**WRITTEN REQUEST:**
Pictures excluded, return the lines below from the first through the line holding "t_out_val = [0.008365, 0.004195]".

**INFORMATION PROVIDED:**
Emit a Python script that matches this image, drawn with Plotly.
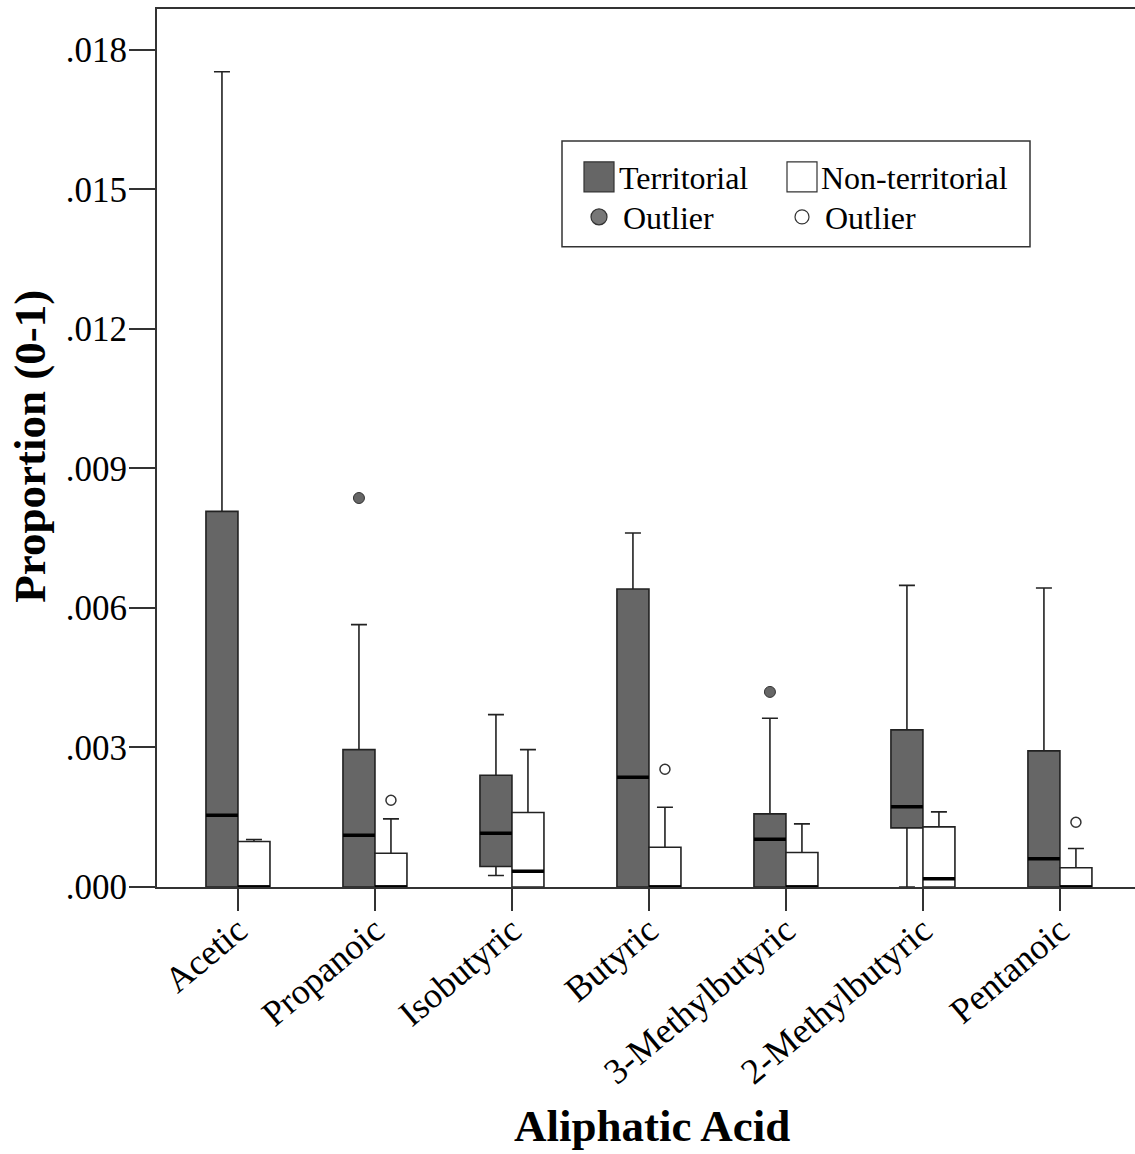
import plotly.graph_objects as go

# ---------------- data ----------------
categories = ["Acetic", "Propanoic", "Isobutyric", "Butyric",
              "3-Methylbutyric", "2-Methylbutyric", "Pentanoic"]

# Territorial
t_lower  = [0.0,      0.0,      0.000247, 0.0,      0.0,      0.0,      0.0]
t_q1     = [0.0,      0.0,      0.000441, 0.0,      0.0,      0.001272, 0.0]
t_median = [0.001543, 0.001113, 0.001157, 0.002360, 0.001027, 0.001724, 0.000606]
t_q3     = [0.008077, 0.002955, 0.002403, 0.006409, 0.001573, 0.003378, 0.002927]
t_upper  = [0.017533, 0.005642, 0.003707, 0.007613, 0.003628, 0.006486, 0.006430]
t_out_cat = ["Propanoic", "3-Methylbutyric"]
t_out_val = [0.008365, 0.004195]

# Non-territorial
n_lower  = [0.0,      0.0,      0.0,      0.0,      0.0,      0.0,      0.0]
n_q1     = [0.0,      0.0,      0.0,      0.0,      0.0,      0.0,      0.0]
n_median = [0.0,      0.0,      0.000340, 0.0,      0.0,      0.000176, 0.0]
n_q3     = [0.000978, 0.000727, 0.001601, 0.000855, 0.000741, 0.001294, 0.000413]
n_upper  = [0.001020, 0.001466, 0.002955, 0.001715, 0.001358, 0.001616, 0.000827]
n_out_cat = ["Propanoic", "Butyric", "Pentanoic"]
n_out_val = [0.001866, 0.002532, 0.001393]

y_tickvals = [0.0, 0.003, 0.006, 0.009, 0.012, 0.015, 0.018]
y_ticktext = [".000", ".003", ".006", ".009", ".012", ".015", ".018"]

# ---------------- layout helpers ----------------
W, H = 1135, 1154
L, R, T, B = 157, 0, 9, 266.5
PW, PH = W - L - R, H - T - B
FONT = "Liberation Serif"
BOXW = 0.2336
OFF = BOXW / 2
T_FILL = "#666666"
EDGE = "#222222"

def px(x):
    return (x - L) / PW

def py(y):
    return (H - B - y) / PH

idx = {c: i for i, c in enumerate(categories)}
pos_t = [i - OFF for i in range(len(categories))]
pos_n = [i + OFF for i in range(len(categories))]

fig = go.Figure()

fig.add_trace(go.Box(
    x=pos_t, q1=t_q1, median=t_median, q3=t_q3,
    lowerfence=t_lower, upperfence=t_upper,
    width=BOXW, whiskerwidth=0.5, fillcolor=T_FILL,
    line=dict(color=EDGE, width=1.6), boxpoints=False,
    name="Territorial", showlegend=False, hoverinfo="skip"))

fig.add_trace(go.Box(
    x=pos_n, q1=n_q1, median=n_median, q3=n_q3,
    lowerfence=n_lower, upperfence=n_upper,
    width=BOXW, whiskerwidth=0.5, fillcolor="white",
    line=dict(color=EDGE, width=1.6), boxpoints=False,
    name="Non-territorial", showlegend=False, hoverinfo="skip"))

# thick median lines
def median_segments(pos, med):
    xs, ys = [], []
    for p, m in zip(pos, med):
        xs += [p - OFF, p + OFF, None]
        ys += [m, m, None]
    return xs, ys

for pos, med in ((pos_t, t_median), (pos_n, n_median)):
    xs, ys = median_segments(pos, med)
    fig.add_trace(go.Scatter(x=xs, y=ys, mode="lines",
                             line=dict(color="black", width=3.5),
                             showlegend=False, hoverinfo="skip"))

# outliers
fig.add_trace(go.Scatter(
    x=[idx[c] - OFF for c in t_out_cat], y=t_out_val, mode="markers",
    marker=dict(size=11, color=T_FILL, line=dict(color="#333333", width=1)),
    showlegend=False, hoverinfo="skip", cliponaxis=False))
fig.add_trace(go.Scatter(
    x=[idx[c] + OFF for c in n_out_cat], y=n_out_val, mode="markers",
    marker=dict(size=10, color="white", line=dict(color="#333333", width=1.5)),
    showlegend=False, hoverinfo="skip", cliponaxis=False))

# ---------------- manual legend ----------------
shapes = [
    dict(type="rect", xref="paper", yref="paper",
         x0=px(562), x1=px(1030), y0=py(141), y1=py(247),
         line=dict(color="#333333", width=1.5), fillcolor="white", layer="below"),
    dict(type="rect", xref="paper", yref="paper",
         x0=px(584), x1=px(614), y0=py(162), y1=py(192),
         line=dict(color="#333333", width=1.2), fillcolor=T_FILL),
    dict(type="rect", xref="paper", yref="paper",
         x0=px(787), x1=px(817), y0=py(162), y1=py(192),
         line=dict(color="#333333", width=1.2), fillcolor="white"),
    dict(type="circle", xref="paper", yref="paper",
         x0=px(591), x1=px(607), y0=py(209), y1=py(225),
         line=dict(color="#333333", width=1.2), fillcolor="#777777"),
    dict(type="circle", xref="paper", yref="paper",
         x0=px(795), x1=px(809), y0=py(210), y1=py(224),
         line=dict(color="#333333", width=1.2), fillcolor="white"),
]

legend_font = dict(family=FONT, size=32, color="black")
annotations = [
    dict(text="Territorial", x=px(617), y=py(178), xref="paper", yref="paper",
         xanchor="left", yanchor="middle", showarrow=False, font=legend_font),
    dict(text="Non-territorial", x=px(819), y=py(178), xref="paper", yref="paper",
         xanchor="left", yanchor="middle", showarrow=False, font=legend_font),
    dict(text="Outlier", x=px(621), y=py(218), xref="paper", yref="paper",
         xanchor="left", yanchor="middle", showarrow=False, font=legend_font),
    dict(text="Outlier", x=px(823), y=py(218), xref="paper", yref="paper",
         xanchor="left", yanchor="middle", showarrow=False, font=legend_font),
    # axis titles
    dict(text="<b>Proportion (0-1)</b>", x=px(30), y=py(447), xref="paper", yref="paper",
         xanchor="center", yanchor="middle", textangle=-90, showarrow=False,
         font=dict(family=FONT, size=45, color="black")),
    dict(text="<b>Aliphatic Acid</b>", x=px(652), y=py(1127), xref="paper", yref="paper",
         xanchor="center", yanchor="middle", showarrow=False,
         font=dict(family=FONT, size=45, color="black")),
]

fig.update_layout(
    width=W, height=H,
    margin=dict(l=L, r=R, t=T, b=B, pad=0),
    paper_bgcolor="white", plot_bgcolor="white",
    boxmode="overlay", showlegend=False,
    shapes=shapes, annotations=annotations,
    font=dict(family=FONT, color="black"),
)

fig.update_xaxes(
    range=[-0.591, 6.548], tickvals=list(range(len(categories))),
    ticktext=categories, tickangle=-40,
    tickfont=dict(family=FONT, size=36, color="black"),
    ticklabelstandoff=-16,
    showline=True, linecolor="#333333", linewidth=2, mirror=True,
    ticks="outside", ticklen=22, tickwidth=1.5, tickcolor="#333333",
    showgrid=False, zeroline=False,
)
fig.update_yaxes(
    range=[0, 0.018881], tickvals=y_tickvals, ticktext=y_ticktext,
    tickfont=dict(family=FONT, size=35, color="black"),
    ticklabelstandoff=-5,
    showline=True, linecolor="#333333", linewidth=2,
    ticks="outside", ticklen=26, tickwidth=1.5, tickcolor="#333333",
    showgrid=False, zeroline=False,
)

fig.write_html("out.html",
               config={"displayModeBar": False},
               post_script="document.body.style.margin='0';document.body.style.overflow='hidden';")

**SOLUTION TO THE EXERCISE:**
Emit a Python script that matches this image, drawn with Plotly.
import plotly.graph_objects as go

# ---------------- data ----------------
categories = ["Acetic", "Propanoic", "Isobutyric", "Butyric",
              "3-Methylbutyric", "2-Methylbutyric", "Pentanoic"]

# Territorial
t_lower  = [0.0,      0.0,      0.000247, 0.0,      0.0,      0.0,      0.0]
t_q1     = [0.0,      0.0,      0.000441, 0.0,      0.0,      0.001272, 0.0]
t_median = [0.001543, 0.001113, 0.001157, 0.002360, 0.001027, 0.001724, 0.000606]
t_q3     = [0.008077, 0.002955, 0.002403, 0.006409, 0.001573, 0.003378, 0.002927]
t_upper  = [0.017533, 0.005642, 0.003707, 0.007613, 0.003628, 0.006486, 0.006430]
t_out_cat = ["Propanoic", "3-Methylbutyric"]
t_out_val = [0.008365, 0.004195]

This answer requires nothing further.